Urban traffic results in stop-and-go driving. In heavy urban traffic more than half of the total energy consumed is dissipated in the brakes.[iii] Therefore regenerative braking, which recovers and stores the kinetic energy that is lost during braking, will be included on electric and hybrid electric vehicles. Because the braking typically occurs in less than 20 seconds, the energy storage device must be able to accept the energy at a high rate. Supercapacitors can be 50% charged in 20 seconds, whereas batteries require at least 5 minutes for a 50% charge, and hours for a full charge. Also, in urban driving an acceleration typically follows a breaking, and the supercapacitor will be ideal for providing the high power needed for acceleration. The nano-scale supercapacitors proposed herein will have even faster charging times.
[i] 1999 Conway, B.E., Electrochemical Supercapacitors: Scientific Fundamentals and Technological Applications, Kluwer Academic / Plenum Publishers, New York.

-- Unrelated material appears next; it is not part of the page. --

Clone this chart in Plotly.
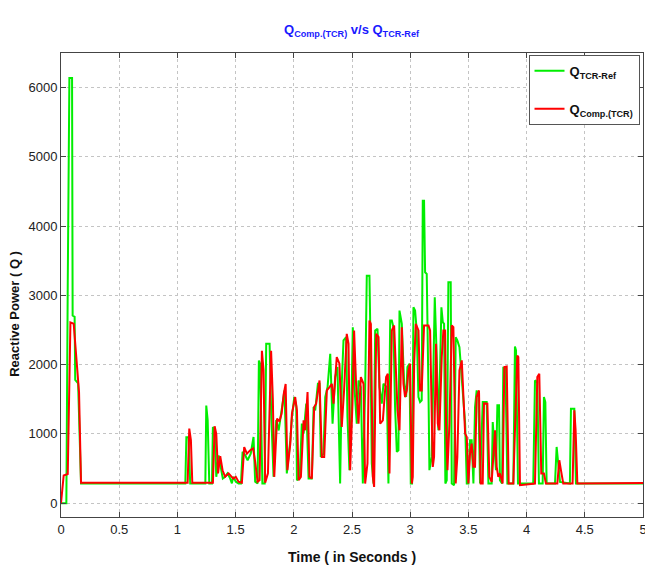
import plotly.graph_objects as go

# Reference reactive power demanded by the TCR controller (time in s, Q)
t_ref = [0.000, 0.046, 0.058, 0.072, 0.095, 0.100, 0.117, 0.122, 0.147, 0.157, 0.172,
         1.068, 1.077, 1.096, 1.110, 1.240, 1.248, 1.260, 1.274, 1.297, 1.305, 1.320,
         1.334, 1.354, 1.368, 1.390, 1.410, 1.430, 1.454, 1.468, 1.480, 1.502, 1.525,
         1.546, 1.560, 1.583, 1.603, 1.630, 1.654, 1.668, 1.689, 1.700, 1.711, 1.730,
         1.750, 1.763, 1.792, 1.806, 1.826, 1.849, 1.870, 1.900, 1.920, 1.940, 1.970,
         1.984, 2.004, 2.021, 2.027, 2.050, 2.069, 2.084, 2.107, 2.127, 2.155, 2.170,
         2.184, 2.207, 2.221, 2.232, 2.255, 2.270, 2.290, 2.313, 2.333, 2.355, 2.375,
         2.398, 2.412, 2.427, 2.450, 2.461, 2.478, 2.493, 2.507, 2.521, 2.541, 2.556,
         2.576, 2.593, 2.613, 2.627, 2.650, 2.656, 2.670, 2.685, 2.699, 2.719, 2.736,
         2.756, 2.770, 2.799, 2.813, 2.828, 2.842, 2.856, 2.870, 2.885, 2.899, 2.908,
         2.928, 2.948, 2.965, 2.976, 2.994, 3.005, 3.016, 3.028, 3.042, 3.056, 3.071,
         3.085, 3.099, 3.108, 3.119, 3.128, 3.142, 3.157, 3.165, 3.185, 3.200, 3.211,
         3.228, 3.242, 3.257, 3.268, 3.280, 3.291, 3.302, 3.314, 3.328, 3.348, 3.357,
         3.377, 3.391, 3.405, 3.423, 3.437, 3.457, 3.472, 3.486, 3.500, 3.514, 3.528,
         3.543, 3.557, 3.571, 3.586, 3.600, 3.623, 3.657, 3.672, 3.700, 3.709, 3.720,
         3.737, 3.749, 3.763, 3.771, 3.789, 3.800, 3.818, 3.835, 3.886, 3.900, 3.909,
         3.926, 4.057, 4.072, 4.092, 4.106, 4.138, 4.149, 4.161, 4.172, 4.244, 4.258,
         4.272, 4.287, 4.372, 4.381, 4.410, 4.424, 5.000]
q_ref = [0, 0, 3170, 6140, 6140, 2710, 2690, 1780, 1730, 960, 285,
         285, 950, 950, 285, 285, 1410, 1200, 285, 285, 1100, 1050,
         380, 690, 570, 355, 380, 430, 355, 285, 380, 310, 285,
         285, 740, 690, 620, 715, 955, 310, 285, 2060, 2010, 285,
         285, 2300, 2300, 1290, 380, 1200, 1050, 1440, 1630, 430, 910,
         1244, 1532, 1400, 331, 356, 1148, 1004, 1436, 356, 356, 1388,
         1340, 1724, 1724, 668, 716, 1532, 1676, 2157, 1148, 1821, 1965,
         283, 1724, 2349, 2397, 1244, 476, 1244, 2541, 1676, 1148, 1772,
         1676, 283, 1628, 3285, 3285, 2637, 572, 283, 2493, 2517, 1676,
         1436, 1724, 1676, 283, 2637, 2637, 2541, 1388, 740, 764, 2781,
         2589, 1724, 1532, 1965, 2013, 283, 283, 2829, 2781, 2493, 1532,
         1460, 1484, 4366, 4366, 3333, 3310, 1628, 476, 668, 2109, 2973,
         2109, 1052, 1965, 2829, 2613, 2589, 283, 331, 3189, 3189, 283,
         259, 2397, 2349, 2253, 1965, 1484, 1148, 283, 283, 908, 908,
         283, 1388, 1628, 1532, 283, 1460, 1460, 283, 283, 1172, 908,
         476, 1412, 1412, 331, 283, 1955, 1955, 283, 283, 2262, 2205,
         283, 283, 1772, 1748, 283, 283, 1532, 1460, 283, 283, 812,
         572, 307, 283, 1364, 1364, 283, 283]

# Reactive power actually compensated by the TCR
t_comp = [0.000, 0.023, 0.058, 0.081, 0.109, 0.146, 0.155, 0.172, 1.088, 1.102, 1.116,
          1.128, 1.305, 1.320, 1.334, 1.349, 1.368, 1.388, 1.410, 1.440, 1.460, 1.480,
          1.502, 1.525, 1.554, 1.574, 1.597, 1.626, 1.650, 1.668, 1.689, 1.706, 1.726,
          1.740, 1.754, 1.778, 1.805, 1.820, 1.832, 1.856, 1.876, 1.895, 1.914, 1.930,
          1.945, 1.970, 1.984, 2.012, 2.027, 2.041, 2.061, 2.084, 2.098, 2.118, 2.135,
          2.155, 2.175, 2.192, 2.221, 2.241, 2.261, 2.284, 2.307, 2.327, 2.341, 2.369,
          2.392, 2.412, 2.432, 2.455, 2.470, 2.484, 2.504, 2.518, 2.535, 2.556, 2.576,
          2.599, 2.613, 2.633, 2.650, 2.662, 2.679, 2.690, 2.708, 2.728, 2.742, 2.765,
          2.793, 2.808, 2.822, 2.842, 2.862, 2.879, 2.891, 2.908, 2.928, 2.942, 2.956,
          2.971, 2.985, 2.999, 3.014, 3.022, 3.034, 3.048, 3.071, 3.085, 3.099, 3.119,
          3.157, 3.171, 3.185, 3.194, 3.205, 3.222, 3.237, 3.251, 3.271, 3.285, 3.300,
          3.308, 3.320, 3.337, 3.357, 3.371, 3.380, 3.391, 3.405, 3.423, 3.443, 3.457,
          3.472, 3.486, 3.500, 3.514, 3.528, 3.543, 3.557, 3.571, 3.591, 3.606, 3.623,
          3.634, 3.663, 3.680, 3.700, 3.729, 3.743, 3.757, 3.771, 3.794, 3.809, 3.829,
          3.846, 3.886, 3.920, 3.929, 3.943, 4.072, 4.092, 4.109, 4.126, 4.149, 4.166,
          4.264, 4.281, 4.295, 4.315, 4.395, 4.410, 4.421, 4.436, 5.000]
q_comp = [0, 400, 420, 2610, 2590, 1680, 1600, 295, 295, 1076, 910,
          295, 295, 1110, 1000, 430, 680, 475, 380, 430, 390, 355,
          380, 310, 295, 810, 715, 765, 790, 600, 310, 330, 2200,
          1920, 295, 430, 2200, 1500, 380, 1220, 1180, 1290, 1580, 1720,
          475, 860, 1292, 1532, 1340, 331, 380, 1196, 1052, 1604, 380,
          356, 1388, 1436, 1772, 668, 668, 1628, 1676, 1724, 1436, 2109,
          2013, 1100, 1628, 2445, 2301, 476, 1436, 2493, 1724, 1148, 1821,
          1724, 283, 572, 2637, 2589, 380, 235, 2445, 2397, 1148, 1196,
          1821, 1869, 428, 2493, 2565, 1724, 1340, 1052, 2541, 1724, 1532,
          1628, 1917, 2013, 283, 380, 2013, 2589, 2493, 1628, 1628, 2565,
          2565, 2493, 860, 524, 668, 2301, 1148, 1052, 2109, 2493, 2493,
          1148, 476, 1148, 2565, 2541, 1628, 283, 668, 1917, 2061, 1532,
          1004, 956, 283, 716, 860, 524, 524, 1532, 1628, 283, 283,
          1440, 1436, 380, 307, 1052, 524, 380, 428, 283, 1965, 1974,
          283, 283, 2133, 2109, 259, 283, 1821, 1869, 428, 428, 283,
          283, 620, 476, 283, 283, 1340, 1052, 283, 290]

x_ticks = [0, 0.5, 1, 1.5, 2, 2.5, 3, 3.5, 4, 4.5, 5]
x_tick_text = ["0", "0.5", "1", "1.5", "2", "2.5", "3", "3.5", "4", "4.5", "5"]
y_ticks = [0, 1000, 2000, 3000, 4000, 5000, 6000]

FONT = "Liberation Sans, Arial, sans-serif"

fig = go.Figure()
fig.add_trace(go.Scatter(
    x=t_ref, y=q_ref, mode="lines", name="<b>Q<sub>TCR-Ref</sub></b>",
    legendgroup="ref",
    line=dict(color="#00ee00", width=2)))
fig.add_trace(go.Scatter(
    x=t_comp, y=q_comp, mode="lines", name="<b>Q<sub>Comp.(TCR)</sub></b>",
    legendgroup="comp",
    line=dict(color="#ff0000", width=2)))

axis_common = dict(
    showline=True, linecolor="#444444", linewidth=1, mirror="ticks",
    ticks="inside", ticklen=5, tickcolor="#444444",
    showgrid=True, gridcolor="#c4c4c4", griddash="dot", gridwidth=1,
    zeroline=False, ticklabeloverflow="allow", automargin=False,
    tickfont=dict(family=FONT, size=13, color="#222222"),
)

fig.update_xaxes(range=[0, 5], tickvals=x_ticks, ticktext=x_tick_text, **axis_common)
fig.update_yaxes(range=[-200, 6500], tickvals=y_ticks, **axis_common)

fig.update_layout(
    width=645, height=566,
    margin=dict(l=61, r=2, t=53, b=49),
    paper_bgcolor="white", plot_bgcolor="white",
    showlegend=True,
    legend=dict(
        x=0.994, y=0.996, xanchor="right", yanchor="top",
        bgcolor="white", bordercolor="#555555", borderwidth=1,
        font=dict(family=FONT, size=13, color="#111111"),
        tracegroupgap=18, itemwidth=30,
    ),
    annotations=[
        dict(text="<b>Q<sub>Comp.(TCR)</sub> v/s Q<sub>TCR-Ref</sub></b>",
             xref="paper", yref="paper", x=0.5, y=1.0, yshift=12,
             xanchor="center", yanchor="bottom", showarrow=False,
             font=dict(family=FONT, size=13, color="#1a1aff")),
        dict(text="<b>Time ( in Seconds )</b>",
             xref="paper", yref="paper", x=0.5, y=0, yshift=-30,
             xanchor="center", yanchor="top", showarrow=False,
             font=dict(family=FONT, size=14, color="#111111")),
        dict(text="<b>Reactive Power ( Q )</b>",
             xref="paper", yref="paper", x=0, xshift=-46, y=0.438,
             xanchor="center", yanchor="middle", textangle=-90, showarrow=False,
             font=dict(family=FONT, size=13, color="#111111")),
    ],
)

fig.write_html("out.html")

[ii] 1992 Israelachvili, J., Intermolecular and Surface Forces, Academic Press, N.Y.
[iii] 1999 Gao, Y., Chen, L., and Ehsani, M., “Investigation of the Effectiveness of Regenerative Braking for EV and HEV,” in Electric and Hybrid Electric Vehicles and Fuel Cell Technology, SAE SP-1466, Society of Automotive Engineers, Inc.,Warrendale, PA, pp. 25-31.